New York City Ballet
David H. Koch Theater
New York, NY
January 21, 2014


City Ballet opened its Winter season crisply, with three Balanchine works and one intermission. The scrupulous architecture of "Concerto Barocco" is really indestructible, as those glorious patterns weave in and out.  At times, though, the corps looked a bit tentative, and there were a few near misses.  There were no misses from Sara Mearns, dancing the second violin with her usual ability to make the stage disappear and let the audience feel she is seeing some mystery beyond those four walls.  She combines this otherworldly quality with almost dizzying speed and attack, and she commanded the stage.

Maria Kowroski, as the first violin, the one who gets the pas de deux, unfortunately, came a distant second.  Her extreme flexibility, while striking, seemed uninflected and she danced everything with the same, slightly diffident, approach, never varying the dynamics.  Tyler Angle, in his debut as the mysterious partner, was attentive and gracious.

"Kammermusik No. 2" is to some extent a mirror image of "Concerto Barocco"; each has a corps of eight, with Kammermusik's raucous and angular males (cousins, surely, to the Prodigal's goons) substituting for Barocco's crisp, serene females.  It was an interesting pairing.  There are differences, too, of course, since Kammermusik has two couples, each with a pas de deux.  Rebecca Krohn, with Amar Ramasar, despite an awkward slip, made the knotty, odd, frantic choreography gripping and unpredictable.  Their pas de deux, where they seem to reach and miss each other as she hides her eyes, was a touching lament for lost opportunities.  Abi Stafford, with Jared Angle, danced clearly, with beautifully articulated shapes, but her approach was a bit perky for the energetic, driven music.

Tiler Peck in "Who Cares" photo © Paul Kolnik

"Who Cares?" is definitely on the perky side, with its brassy Hershy Kay orchestrations of George Gershwin songs.  The Santo Loquasto costumes, new last year, are still jarring and cheesy.  The corps girls look like members of a high school drill team, and the boys like Gershin's urban sophisticates decided to rendezvous in Central Park in their jammies.  Listening to the melodies evoking those complex rhymes and sophisticated lyrics and watching the garish costumes on the stage was a bit like drinking champagne from a plastic cup.

But at least it was good champagne.  Ashley Laracey and Sean Suozzi were infectious "Do, Do, Doing", as were Lauren King and Devin Alberda in "Lady Bo Good", dancing with a jazzy energy and classical precision.  Tiler Peck's "The Man I Love", with Robert Fairchild, is a desert island performance, one for the ages.  She has the gumption to take risks, the technique to make it all look so easy, and the imagination to make every move about the woman on stage, a woman wary but hopeful, drawing back, pausing, and then finally swept away by love.

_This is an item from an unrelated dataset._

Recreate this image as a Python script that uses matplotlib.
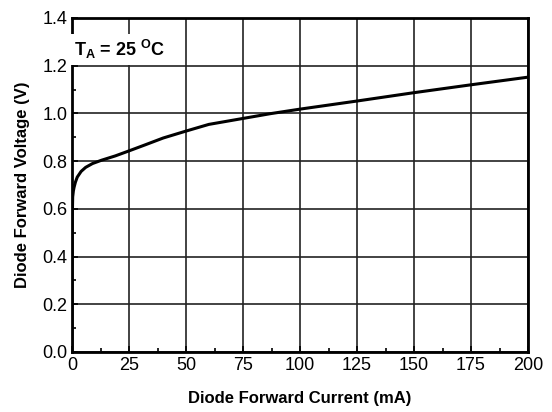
import numpy as np
import matplotlib
matplotlib.use("Agg")
import matplotlib.pyplot as plt
from matplotlib.ticker import MultipleLocator

plt.rcParams['font.family'] = ['Liberation Sans', 'DejaVu Sans']
plt.rcParams['mathtext.default'] = 'regular'

# forward current (mA) vs forward voltage (V)
current = [0, 0.05, 0.1, 0.3, 0.6, 0.9, 1.5, 2.3, 4, 6, 9, 13, 19, 25, 32, 40, 50, 60, 75, 87, 100, 125, 150, 175, 200]
voltage = [0, 0.30, 0.55, 0.65, 0.675, 0.69, 0.712, 0.733, 0.757, 0.774, 0.79, 0.804, 0.822, 0.843, 0.868, 0.897, 0.926, 0.954, 0.979, 0.999, 1.018, 1.052, 1.087, 1.12, 1.152]

fig = plt.figure(figsize=(5.52, 4.12), dpi=100)
ax = fig.add_axes([72/552, 60/412, 456/552, 334/412])

ax.plot(current, voltage, color='black', lw=2.2, zorder=3)

ax.set_xlim(0, 200)
ax.set_ylim(0, 1.4)
ax.xaxis.set_major_locator(MultipleLocator(25))
ax.xaxis.set_minor_locator(MultipleLocator(12.5))
ax.yaxis.set_major_locator(MultipleLocator(0.2))
ax.yaxis.set_minor_locator(MultipleLocator(0.1))
ax.yaxis.set_major_formatter(plt.FormatStrFormatter('%.1f'))
ax.grid(True, which='major', color='#222222', lw=1.2)
ax.tick_params(which='both', direction='in', labelsize=13, length=4, width=1.2)
ax.tick_params(which='minor', length=3)
for s in ax.spines.values():
    s.set_linewidth(2)

ax.set_xlabel('Diode Forward Current (mA)', fontsize=12, fontweight='bold', labelpad=12)
ax.set_ylabel('Diode Forward Voltage (V)', fontsize=12, fontweight='bold', labelpad=9)

ax.text(0.105, 0.905, 'T$_A$ = 25 $^O$C', transform=ax.transAxes, fontsize=13,
        fontweight='bold', ha='center', va='center',
        bbox=dict(facecolor='white', edgecolor='none', pad=3), zorder=4)

fig.savefig('out.png', dpi=100)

Her "Facinatin' Rhythm" solo, with its complex dynamics, was elegant, sparkling, and radiantly musical.

Her cohorts were a sparking vintage, too.  Fairchild, whose costume has fortunately lost some of its sequins, was a loose-limbed, forthright, All-American hero.  Teresa Reichlen's Stairway to Paradise did have one slip, but she danced with a luxurious dynamism.  Ashley Bouder is dynamism incarnate, and at times she can seem to vamp the audience, but she has a technical purity that gives her dancing a feeling of suspending time, as she pauses in a breathtakingly pure arabesque or holds a pose for a moment, seeming to extend the music.  Lucky Robert Fairchild, to have three such gorgeous dancers to choose from.  And lucky audience, to be able to watch them.